#### Do this:
Your task is to retype the lines from the opening of the material through the line that includes "0.919, 0.918, 0.918];". Do not copy the pictures.

#### Supplied information:
+ + + + + + +

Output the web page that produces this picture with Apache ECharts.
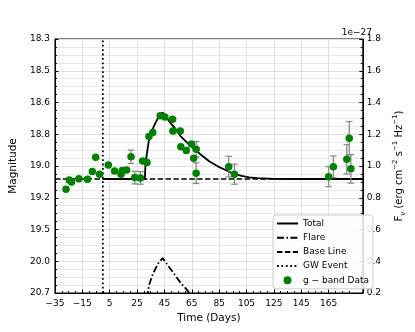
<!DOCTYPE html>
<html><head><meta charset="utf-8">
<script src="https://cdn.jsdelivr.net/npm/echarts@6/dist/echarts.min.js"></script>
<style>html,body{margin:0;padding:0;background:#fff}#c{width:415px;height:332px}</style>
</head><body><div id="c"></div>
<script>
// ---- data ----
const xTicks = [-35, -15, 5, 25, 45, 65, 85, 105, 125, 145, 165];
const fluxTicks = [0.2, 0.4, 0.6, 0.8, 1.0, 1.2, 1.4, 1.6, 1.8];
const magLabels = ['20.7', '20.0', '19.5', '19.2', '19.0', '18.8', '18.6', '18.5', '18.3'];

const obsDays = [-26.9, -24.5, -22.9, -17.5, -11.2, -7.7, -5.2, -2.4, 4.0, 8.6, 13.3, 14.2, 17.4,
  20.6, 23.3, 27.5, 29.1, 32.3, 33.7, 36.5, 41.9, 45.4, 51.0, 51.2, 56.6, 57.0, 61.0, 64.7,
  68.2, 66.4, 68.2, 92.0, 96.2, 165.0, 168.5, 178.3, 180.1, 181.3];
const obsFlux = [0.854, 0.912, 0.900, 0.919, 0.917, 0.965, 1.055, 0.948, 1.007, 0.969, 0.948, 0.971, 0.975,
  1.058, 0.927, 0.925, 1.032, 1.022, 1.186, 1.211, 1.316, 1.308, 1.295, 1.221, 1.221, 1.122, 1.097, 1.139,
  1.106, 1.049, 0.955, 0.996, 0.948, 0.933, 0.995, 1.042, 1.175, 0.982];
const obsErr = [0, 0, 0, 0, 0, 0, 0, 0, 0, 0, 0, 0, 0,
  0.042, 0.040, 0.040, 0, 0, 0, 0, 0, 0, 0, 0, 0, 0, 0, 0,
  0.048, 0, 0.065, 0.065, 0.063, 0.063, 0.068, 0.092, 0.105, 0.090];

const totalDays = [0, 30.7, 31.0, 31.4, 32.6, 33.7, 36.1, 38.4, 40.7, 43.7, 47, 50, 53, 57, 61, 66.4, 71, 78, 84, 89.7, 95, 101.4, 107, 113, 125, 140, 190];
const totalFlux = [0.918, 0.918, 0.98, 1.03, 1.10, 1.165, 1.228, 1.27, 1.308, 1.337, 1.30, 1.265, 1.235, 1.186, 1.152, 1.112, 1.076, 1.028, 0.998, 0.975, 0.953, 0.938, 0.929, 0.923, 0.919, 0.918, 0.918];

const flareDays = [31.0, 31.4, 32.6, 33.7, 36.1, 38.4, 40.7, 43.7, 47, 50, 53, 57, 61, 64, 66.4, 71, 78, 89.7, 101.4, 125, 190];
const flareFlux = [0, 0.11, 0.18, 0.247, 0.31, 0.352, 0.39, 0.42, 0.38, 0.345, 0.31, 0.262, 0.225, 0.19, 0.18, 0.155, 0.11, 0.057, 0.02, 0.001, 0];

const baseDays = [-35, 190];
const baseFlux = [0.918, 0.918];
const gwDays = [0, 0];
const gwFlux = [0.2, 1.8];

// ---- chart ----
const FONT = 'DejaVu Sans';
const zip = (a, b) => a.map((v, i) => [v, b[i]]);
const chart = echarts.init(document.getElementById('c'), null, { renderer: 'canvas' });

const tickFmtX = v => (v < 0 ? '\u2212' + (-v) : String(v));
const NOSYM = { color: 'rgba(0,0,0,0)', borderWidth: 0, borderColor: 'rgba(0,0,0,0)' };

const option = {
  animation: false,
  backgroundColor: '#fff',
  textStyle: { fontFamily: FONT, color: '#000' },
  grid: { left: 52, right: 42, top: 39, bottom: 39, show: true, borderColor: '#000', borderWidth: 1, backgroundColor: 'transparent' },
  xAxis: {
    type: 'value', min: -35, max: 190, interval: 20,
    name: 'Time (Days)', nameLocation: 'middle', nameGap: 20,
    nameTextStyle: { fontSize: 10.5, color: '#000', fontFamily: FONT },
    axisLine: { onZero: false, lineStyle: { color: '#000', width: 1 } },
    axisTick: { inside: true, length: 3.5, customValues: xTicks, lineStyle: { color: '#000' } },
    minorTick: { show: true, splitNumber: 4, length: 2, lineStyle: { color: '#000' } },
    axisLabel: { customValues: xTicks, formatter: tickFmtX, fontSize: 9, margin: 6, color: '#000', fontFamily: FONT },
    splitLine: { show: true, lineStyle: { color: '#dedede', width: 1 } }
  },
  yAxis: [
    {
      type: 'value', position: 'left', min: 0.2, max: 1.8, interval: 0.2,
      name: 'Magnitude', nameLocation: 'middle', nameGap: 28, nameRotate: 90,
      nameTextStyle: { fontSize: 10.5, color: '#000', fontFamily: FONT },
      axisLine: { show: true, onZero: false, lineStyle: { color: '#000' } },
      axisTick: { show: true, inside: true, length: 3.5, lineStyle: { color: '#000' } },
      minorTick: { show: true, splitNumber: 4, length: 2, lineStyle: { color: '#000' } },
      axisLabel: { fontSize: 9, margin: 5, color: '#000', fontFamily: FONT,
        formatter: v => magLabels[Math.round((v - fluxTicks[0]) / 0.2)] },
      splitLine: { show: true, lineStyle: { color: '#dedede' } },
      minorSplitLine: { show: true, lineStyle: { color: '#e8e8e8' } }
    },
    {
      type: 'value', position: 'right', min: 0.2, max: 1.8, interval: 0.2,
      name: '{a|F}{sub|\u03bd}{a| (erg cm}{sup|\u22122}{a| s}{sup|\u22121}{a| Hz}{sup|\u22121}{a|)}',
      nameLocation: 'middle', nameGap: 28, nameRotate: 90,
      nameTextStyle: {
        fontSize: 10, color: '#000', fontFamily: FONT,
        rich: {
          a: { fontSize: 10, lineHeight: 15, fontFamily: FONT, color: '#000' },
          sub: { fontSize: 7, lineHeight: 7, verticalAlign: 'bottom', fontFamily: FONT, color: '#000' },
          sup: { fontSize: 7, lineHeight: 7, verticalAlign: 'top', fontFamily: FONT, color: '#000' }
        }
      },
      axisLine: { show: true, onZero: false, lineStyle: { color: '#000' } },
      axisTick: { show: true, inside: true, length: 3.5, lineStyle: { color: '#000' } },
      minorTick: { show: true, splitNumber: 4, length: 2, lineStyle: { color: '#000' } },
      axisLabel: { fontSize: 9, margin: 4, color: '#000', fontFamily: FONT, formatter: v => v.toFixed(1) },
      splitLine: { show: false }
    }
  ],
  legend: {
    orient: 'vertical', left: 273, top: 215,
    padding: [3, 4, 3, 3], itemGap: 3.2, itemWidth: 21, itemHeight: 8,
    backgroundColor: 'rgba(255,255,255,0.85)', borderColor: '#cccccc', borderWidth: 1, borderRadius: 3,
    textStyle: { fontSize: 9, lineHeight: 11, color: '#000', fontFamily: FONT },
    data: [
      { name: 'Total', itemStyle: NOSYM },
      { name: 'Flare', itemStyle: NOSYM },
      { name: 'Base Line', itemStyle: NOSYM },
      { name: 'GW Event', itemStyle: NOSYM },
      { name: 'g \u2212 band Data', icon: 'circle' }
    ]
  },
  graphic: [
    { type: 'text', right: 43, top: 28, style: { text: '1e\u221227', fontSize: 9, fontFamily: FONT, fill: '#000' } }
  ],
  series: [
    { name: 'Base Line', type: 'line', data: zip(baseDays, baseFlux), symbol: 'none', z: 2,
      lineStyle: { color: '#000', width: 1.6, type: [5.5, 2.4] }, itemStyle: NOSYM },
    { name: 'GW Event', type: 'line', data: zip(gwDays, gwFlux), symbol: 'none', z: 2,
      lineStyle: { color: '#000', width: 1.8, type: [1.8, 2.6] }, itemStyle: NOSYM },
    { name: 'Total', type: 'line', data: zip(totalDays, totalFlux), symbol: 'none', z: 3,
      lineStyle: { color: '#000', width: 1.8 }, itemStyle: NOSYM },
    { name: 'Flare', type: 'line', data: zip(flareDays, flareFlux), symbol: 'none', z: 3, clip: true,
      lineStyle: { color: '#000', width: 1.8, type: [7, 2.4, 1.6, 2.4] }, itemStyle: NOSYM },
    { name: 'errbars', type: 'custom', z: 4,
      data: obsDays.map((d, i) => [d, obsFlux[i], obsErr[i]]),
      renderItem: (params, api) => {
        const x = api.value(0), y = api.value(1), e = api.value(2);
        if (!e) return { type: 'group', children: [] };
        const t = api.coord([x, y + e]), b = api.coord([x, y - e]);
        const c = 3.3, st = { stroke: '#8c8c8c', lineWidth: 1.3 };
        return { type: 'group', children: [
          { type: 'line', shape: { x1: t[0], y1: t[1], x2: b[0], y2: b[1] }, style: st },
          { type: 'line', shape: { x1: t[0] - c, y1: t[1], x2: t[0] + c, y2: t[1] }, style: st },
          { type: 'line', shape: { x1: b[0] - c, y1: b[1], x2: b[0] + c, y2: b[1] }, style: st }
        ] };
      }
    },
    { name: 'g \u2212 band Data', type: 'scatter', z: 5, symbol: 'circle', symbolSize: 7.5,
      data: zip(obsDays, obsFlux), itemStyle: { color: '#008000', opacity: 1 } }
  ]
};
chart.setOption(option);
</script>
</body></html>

+ + + + + + +

#### Finished task:
Output the web page that produces this picture with Apache ECharts.
<!DOCTYPE html>
<html><head><meta charset="utf-8">
<script src="https://cdn.jsdelivr.net/npm/echarts@6/dist/echarts.min.js"></script>
<style>html,body{margin:0;padding:0;background:#fff}#c{width:415px;height:332px}</style>
</head><body><div id="c"></div>
<script>
// ---- data ----
const xTicks = [-35, -15, 5, 25, 45, 65, 85, 105, 125, 145, 165];
const fluxTicks = [0.2, 0.4, 0.6, 0.8, 1.0, 1.2, 1.4, 1.6, 1.8];
const magLabels = ['20.7', '20.0', '19.5', '19.2', '19.0', '18.8', '18.6', '18.5', '18.3'];

const obsDays = [-26.9, -24.5, -22.9, -17.5, -11.2, -7.7, -5.2, -2.4, 4.0, 8.6, 13.3, 14.2, 17.4,
  20.6, 23.3, 27.5, 29.1, 32.3, 33.7, 36.5, 41.9, 45.4, 51.0, 51.2, 56.6, 57.0, 61.0, 64.7,
  68.2, 66.4, 68.2, 92.0, 96.2, 165.0, 168.5, 178.3, 180.1, 181.3];
const obsFlux = [0.854, 0.912, 0.900, 0.919, 0.917, 0.965, 1.055, 0.948, 1.007, 0.969, 0.948, 0.971, 0.975,
  1.058, 0.927, 0.925, 1.032, 1.022, 1.186, 1.211, 1.316, 1.308, 1.295, 1.221, 1.221, 1.122, 1.097, 1.139,
  1.106, 1.049, 0.955, 0.996, 0.948, 0.933, 0.995, 1.042, 1.175, 0.982];
const obsErr = [0, 0, 0, 0, 0, 0, 0, 0, 0, 0, 0, 0, 0,
  0.042, 0.040, 0.040, 0, 0, 0, 0, 0, 0, 0, 0, 0, 0, 0, 0,
  0.048, 0, 0.065, 0.065, 0.063, 0.063, 0.068, 0.092, 0.105, 0.090];

const totalDays = [0, 30.7, 31.0, 31.4, 32.6, 33.7, 36.1, 38.4, 40.7, 43.7, 47, 50, 53, 57, 61, 66.4, 71, 78, 84, 89.7, 95, 101.4, 107, 113, 125, 140, 190];
const totalFlux = [0.918, 0.918, 0.98, 1.03, 1.10, 1.165, 1.228, 1.27, 1.308, 1.337, 1.30, 1.265, 1.235, 1.186, 1.152, 1.112, 1.076, 1.028, 0.998, 0.975, 0.953, 0.938, 0.929, 0.923, 0.919, 0.918, 0.918];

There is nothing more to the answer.